Chega, agora, a altura de me lançarem a segunda contestação: então passas a vida a dizer que Martínez é conservador, que muda pouco, e agora queres aconselhá-lo a ser timorato nas mudanças? Martínez não muda pouco os onzes. Nos cinco jogos desta Liga das Nações usou 20 titulares diferentes. Diogo Costa, Nuno Mendes e Bruno Fernandes foram os únicos a jogar de início nas cinco partidas. Onde ele resiste à mudança é no estabelecimento do plantel, na escolha dos 25 ou 26 que chama para cada lote de dois jogos, aspeto no qual tem muito peso (para ele) a pertença ao grupo. Se usou 20 titulares em cinco jogos, só meteu na ficha de jogo um total de 31 jogadores (23+8) nas mesmas cinco partidas. E, desses 31, seis nem jogaram, enquanto que outros quatro o fizeram por um total abaixo dos 15 minutos – Otávio e Pedro Gonçalves, então, só estiveram uma vez nos descontos.

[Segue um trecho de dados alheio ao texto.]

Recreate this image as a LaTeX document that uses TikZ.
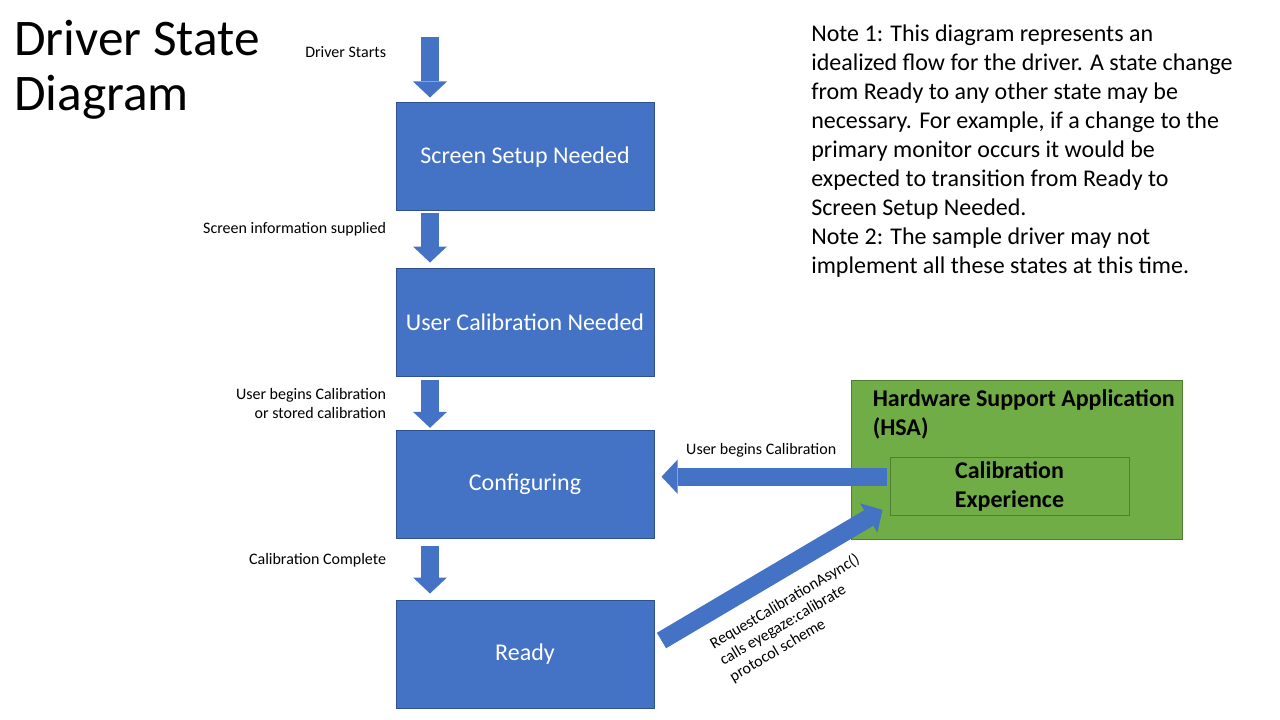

Aqui, como tentei explicar no Último Passe de sexta-feira passada, há maneiras diferentes de ver a coisa – e a de Roberto Martínez passa muito pelo estabelecimento de um grupo ao qual a simples pertença já vale créditos. Isso viu-se, por exemplo, na maneira com que o selecionador geriu o tema dos defesas-centrais, colocando António Silva, que já está no grupo há muito tempo, tem com ele unidades de treino suficientes para conhecer os seus princípios táticos, à frente de Tomás Araújo, que no Benfica relegou o colega de seleção para o banco. Tem razão? Aqui não se trata de ter ou não razão, são apenas maneiras de ver o tema, que podemos achar mais ou menos justas, mas que depois, bem vistas as coisas, não levam a diferenças abismais de rendimento da equipa. Mais uma vez, é o jogo de sexta-feira a dizê-lo: Portugal jogou com uma dupla de centrais sem rotina, que tanto António Silva como Renato Veiga têm sido sobretudo suplentes nos seus clubes – e Veiga quando joga é como defesa-esquerdo – mas nunca foi por eles que a equipa vacilou.
É por isso que o grande desafio do jogo de hoje, na Croácia, não é o de se verem jogadores novos na equipa. É o de criar o enquadramento ideal para que eles possam render. E isso, por muito contraditório que possa parecer, passa muito por limitar o total de jogadores a quem serão dadas oportunidades. Ninguém quererá uma chance numa equipa tão descaraterizada que depois não tenha condições para absorver as novidades que nela são testadas.